Written task
Your task is to copy the listing exactly, with the pictures left out.
☆ ☆ ☆ ☆ ☆
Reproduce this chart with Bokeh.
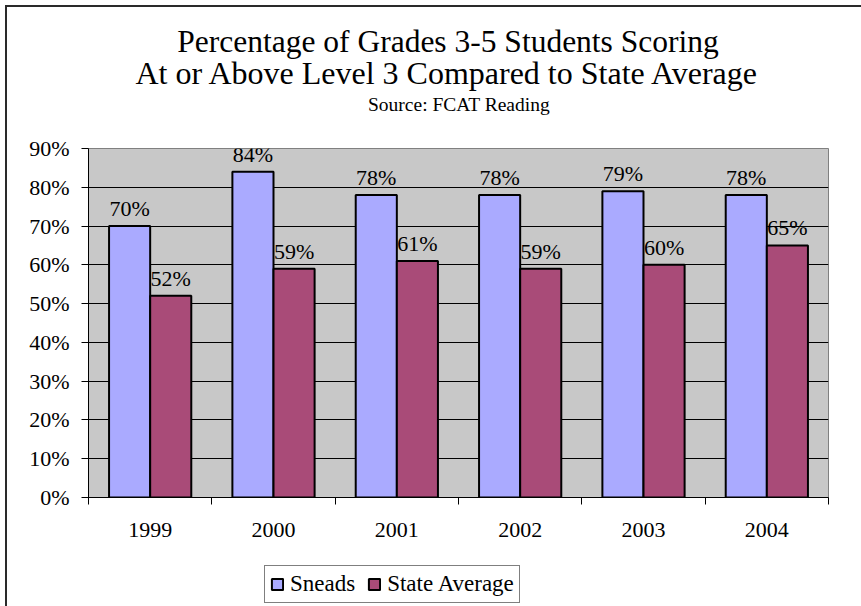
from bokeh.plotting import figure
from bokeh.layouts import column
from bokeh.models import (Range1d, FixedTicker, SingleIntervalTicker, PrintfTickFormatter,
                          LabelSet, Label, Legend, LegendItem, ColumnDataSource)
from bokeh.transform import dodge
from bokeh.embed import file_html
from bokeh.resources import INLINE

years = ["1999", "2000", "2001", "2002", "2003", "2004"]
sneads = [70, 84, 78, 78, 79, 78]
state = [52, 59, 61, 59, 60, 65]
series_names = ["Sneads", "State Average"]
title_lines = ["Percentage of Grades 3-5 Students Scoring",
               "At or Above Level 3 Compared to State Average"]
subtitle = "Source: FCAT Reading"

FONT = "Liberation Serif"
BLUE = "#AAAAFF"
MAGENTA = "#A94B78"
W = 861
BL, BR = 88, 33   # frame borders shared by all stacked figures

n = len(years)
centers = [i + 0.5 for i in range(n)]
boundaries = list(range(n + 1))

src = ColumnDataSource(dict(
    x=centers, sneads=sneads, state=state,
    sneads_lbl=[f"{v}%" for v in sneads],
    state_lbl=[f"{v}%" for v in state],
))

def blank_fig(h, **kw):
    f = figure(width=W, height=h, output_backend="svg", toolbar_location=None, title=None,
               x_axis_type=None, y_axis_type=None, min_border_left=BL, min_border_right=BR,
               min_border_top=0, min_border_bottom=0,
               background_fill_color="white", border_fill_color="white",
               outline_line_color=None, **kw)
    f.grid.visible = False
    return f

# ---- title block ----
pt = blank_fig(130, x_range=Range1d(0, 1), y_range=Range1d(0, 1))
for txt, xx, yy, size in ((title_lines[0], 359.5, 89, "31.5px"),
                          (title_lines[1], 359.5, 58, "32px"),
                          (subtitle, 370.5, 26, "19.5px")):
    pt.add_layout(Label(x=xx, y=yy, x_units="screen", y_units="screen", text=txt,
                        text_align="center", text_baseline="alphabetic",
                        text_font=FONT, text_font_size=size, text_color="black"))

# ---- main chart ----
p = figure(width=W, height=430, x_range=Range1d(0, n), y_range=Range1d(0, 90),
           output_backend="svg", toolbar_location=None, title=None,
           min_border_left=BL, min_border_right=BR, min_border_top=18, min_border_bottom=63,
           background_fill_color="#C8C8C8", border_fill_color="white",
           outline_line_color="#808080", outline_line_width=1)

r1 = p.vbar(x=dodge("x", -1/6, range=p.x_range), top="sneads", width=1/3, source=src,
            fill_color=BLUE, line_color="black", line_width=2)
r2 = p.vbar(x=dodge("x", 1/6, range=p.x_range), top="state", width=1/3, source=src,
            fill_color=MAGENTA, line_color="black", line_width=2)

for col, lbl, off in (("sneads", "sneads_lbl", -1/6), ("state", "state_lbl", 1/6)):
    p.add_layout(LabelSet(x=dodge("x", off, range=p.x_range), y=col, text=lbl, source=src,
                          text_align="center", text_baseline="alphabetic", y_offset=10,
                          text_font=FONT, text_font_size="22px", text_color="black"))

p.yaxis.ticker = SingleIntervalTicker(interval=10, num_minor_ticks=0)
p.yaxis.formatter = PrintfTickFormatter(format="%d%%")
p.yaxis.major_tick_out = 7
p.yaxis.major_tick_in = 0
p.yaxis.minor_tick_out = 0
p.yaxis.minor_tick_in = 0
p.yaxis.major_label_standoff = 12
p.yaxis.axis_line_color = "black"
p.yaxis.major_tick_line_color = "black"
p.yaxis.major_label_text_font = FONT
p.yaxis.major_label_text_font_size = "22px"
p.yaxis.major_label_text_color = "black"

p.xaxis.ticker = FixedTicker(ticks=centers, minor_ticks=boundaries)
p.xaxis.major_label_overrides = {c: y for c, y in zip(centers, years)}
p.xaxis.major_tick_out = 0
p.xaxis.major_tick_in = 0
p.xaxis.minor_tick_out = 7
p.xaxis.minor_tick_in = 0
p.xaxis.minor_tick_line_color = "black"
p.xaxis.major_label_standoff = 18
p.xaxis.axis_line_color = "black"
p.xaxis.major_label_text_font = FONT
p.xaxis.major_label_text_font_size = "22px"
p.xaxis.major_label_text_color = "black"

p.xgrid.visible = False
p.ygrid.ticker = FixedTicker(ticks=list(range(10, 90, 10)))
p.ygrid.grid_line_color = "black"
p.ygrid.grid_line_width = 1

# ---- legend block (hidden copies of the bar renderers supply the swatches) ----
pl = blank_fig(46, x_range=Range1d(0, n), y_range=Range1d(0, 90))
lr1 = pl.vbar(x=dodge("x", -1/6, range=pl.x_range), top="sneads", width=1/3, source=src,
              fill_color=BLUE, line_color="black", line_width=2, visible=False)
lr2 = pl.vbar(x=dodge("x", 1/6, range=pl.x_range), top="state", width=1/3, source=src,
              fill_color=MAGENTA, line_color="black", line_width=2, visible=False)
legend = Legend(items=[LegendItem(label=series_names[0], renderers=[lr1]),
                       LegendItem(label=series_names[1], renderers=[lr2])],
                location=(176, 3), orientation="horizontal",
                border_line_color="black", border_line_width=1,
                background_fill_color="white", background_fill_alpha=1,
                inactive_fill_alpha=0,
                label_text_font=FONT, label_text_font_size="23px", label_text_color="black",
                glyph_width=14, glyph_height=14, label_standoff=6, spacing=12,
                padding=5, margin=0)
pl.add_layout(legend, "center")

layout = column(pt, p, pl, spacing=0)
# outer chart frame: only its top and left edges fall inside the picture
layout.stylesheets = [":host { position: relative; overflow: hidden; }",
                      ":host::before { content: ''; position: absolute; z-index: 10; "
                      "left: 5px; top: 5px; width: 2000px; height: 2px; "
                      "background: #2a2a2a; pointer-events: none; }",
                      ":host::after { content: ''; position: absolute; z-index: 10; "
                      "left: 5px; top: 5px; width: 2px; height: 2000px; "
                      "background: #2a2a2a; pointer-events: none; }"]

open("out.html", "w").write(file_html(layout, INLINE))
☆ ☆ ☆ ☆ ☆
Solution to the exercise
Reproduce this chart with Bokeh.
from bokeh.plotting import figure
from bokeh.layouts import column
from bokeh.models import (Range1d, FixedTicker, SingleIntervalTicker, PrintfTickFormatter,
                          LabelSet, Label, Legend, LegendItem, ColumnDataSource)
from bokeh.transform import dodge
from bokeh.embed import file_html
from bokeh.resources import INLINE

years = ["1999", "2000", "2001", "2002", "2003", "2004"]
sneads = [70, 84, 78, 78, 79, 78]
state = [52, 59, 61, 59, 60, 65]
series_names = ["Sneads", "State Average"]
title_lines = ["Percentage of Grades 3-5 Students Scoring",
               "At or Above Level 3 Compared to State Average"]
subtitle = "Source: FCAT Reading"

FONT = "Liberation Serif"
BLUE = "#AAAAFF"
MAGENTA = "#A94B78"
W = 861
BL, BR = 88, 33   # frame borders shared by all stacked figures

n = len(years)
centers = [i + 0.5 for i in range(n)]
boundaries = list(range(n + 1))

src = ColumnDataSource(dict(
    x=centers, sneads=sneads, state=state,
    sneads_lbl=[f"{v}%" for v in sneads],
    state_lbl=[f"{v}%" for v in state],
))

def blank_fig(h, **kw):
    f = figure(width=W, height=h, output_backend="svg", toolbar_location=None, title=None,
               x_axis_type=None, y_axis_type=None, min_border_left=BL, min_border_right=BR,
               min_border_top=0, min_border_bottom=0,
               background_fill_color="white", border_fill_color="white",
               outline_line_color=None, **kw)
    f.grid.visible = False
    return f

# ---- title block ----
pt = blank_fig(130, x_range=Range1d(0, 1), y_range=Range1d(0, 1))
for txt, xx, yy, size in ((title_lines[0], 359.5, 89, "31.5px"),
                          (title_lines[1], 359.5, 58, "32px"),
                          (subtitle, 370.5, 26, "19.5px")):
    pt.add_layout(Label(x=xx, y=yy, x_units="screen", y_units="screen", text=txt,
                        text_align="center", text_baseline="alphabetic",
                        text_font=FONT, text_font_size=size, text_color="black"))

# ---- main chart ----
p = figure(width=W, height=430, x_range=Range1d(0, n), y_range=Range1d(0, 90),
           output_backend="svg", toolbar_location=None, title=None,
           min_border_left=BL, min_border_right=BR, min_border_top=18, min_border_bottom=63,
           background_fill_color="#C8C8C8", border_fill_color="white",
           outline_line_color="#808080", outline_line_width=1)

r1 = p.vbar(x=dodge("x", -1/6, range=p.x_range), top="sneads", width=1/3, source=src,
            fill_color=BLUE, line_color="black", line_width=2)
r2 = p.vbar(x=dodge("x", 1/6, range=p.x_range), top="state", width=1/3, source=src,
            fill_color=MAGENTA, line_color="black", line_width=2)

for col, lbl, off in (("sneads", "sneads_lbl", -1/6), ("state", "state_lbl", 1/6)):
    p.add_layout(LabelSet(x=dodge("x", off, range=p.x_range), y=col, text=lbl, source=src,
                          text_align="center", text_baseline="alphabetic", y_offset=10,
                          text_font=FONT, text_font_size="22px", text_color="black"))

p.yaxis.ticker = SingleIntervalTicker(interval=10, num_minor_ticks=0)
p.yaxis.formatter = PrintfTickFormatter(format="%d%%")
p.yaxis.major_tick_out = 7
p.yaxis.major_tick_in = 0
p.yaxis.minor_tick_out = 0
p.yaxis.minor_tick_in = 0
p.yaxis.major_label_standoff = 12
p.yaxis.axis_line_color = "black"
p.yaxis.major_tick_line_color = "black"
p.yaxis.major_label_text_font = FONT
p.yaxis.major_label_text_font_size = "22px"
p.yaxis.major_label_text_color = "black"

p.xaxis.ticker = FixedTicker(ticks=centers, minor_ticks=boundaries)
p.xaxis.major_label_overrides = {c: y for c, y in zip(centers, years)}
p.xaxis.major_tick_out = 0
p.xaxis.major_tick_in = 0
p.xaxis.minor_tick_out = 7
p.xaxis.minor_tick_in = 0
p.xaxis.minor_tick_line_color = "black"
p.xaxis.major_label_standoff = 18
p.xaxis.axis_line_color = "black"
p.xaxis.major_label_text_font = FONT
p.xaxis.major_label_text_font_size = "22px"
p.xaxis.major_label_text_color = "black"

p.xgrid.visible = False
p.ygrid.ticker = FixedTicker(ticks=list(range(10, 90, 10)))
p.ygrid.grid_line_color = "black"
p.ygrid.grid_line_width = 1

# ---- legend block (hidden copies of the bar renderers supply the swatches) ----
pl = blank_fig(46, x_range=Range1d(0, n), y_range=Range1d(0, 90))
lr1 = pl.vbar(x=dodge("x", -1/6, range=pl.x_range), top="sneads", width=1/3, source=src,
              fill_color=BLUE, line_color="black", line_width=2, visible=False)
lr2 = pl.vbar(x=dodge("x", 1/6, range=pl.x_range), top="state", width=1/3, source=src,
              fill_color=MAGENTA, line_color="black", line_width=2, visible=False)
legend = Legend(items=[LegendItem(label=series_names[0], renderers=[lr1]),
                       LegendItem(label=series_names[1], renderers=[lr2])],
                location=(176, 3), orientation="horizontal",
                border_line_color="black", border_line_width=1,
                background_fill_color="white", background_fill_alpha=1,
                inactive_fill_alpha=0,
                label_text_font=FONT, label_text_font_size="23px", label_text_color="black",
                glyph_width=14, glyph_height=14, label_standoff=6, spacing=12,
                padding=5, margin=0)
pl.add_layout(legend, "center")

layout = column(pt, p, pl, spacing=0)
# outer chart frame: only its top and left edges fall inside the picture
layout.stylesheets = [":host { position: relative; overflow: hidden; }",
                      ":host::before { content: ''; position: absolute; z-index: 10; "
                      "left: 5px; top: 5px; width: 2000px; height: 2px; "
                      "background: #2a2a2a; pointer-events: none; }",
                      ":host::after { content: ''; position: absolute; z-index: 10; "
                      "left: 5px; top: 5px; width: 2px; height: 2000px; "
                      "background: #2a2a2a; pointer-events: none; }"]

open("out.html", "w").write(file_html(layout, INLINE))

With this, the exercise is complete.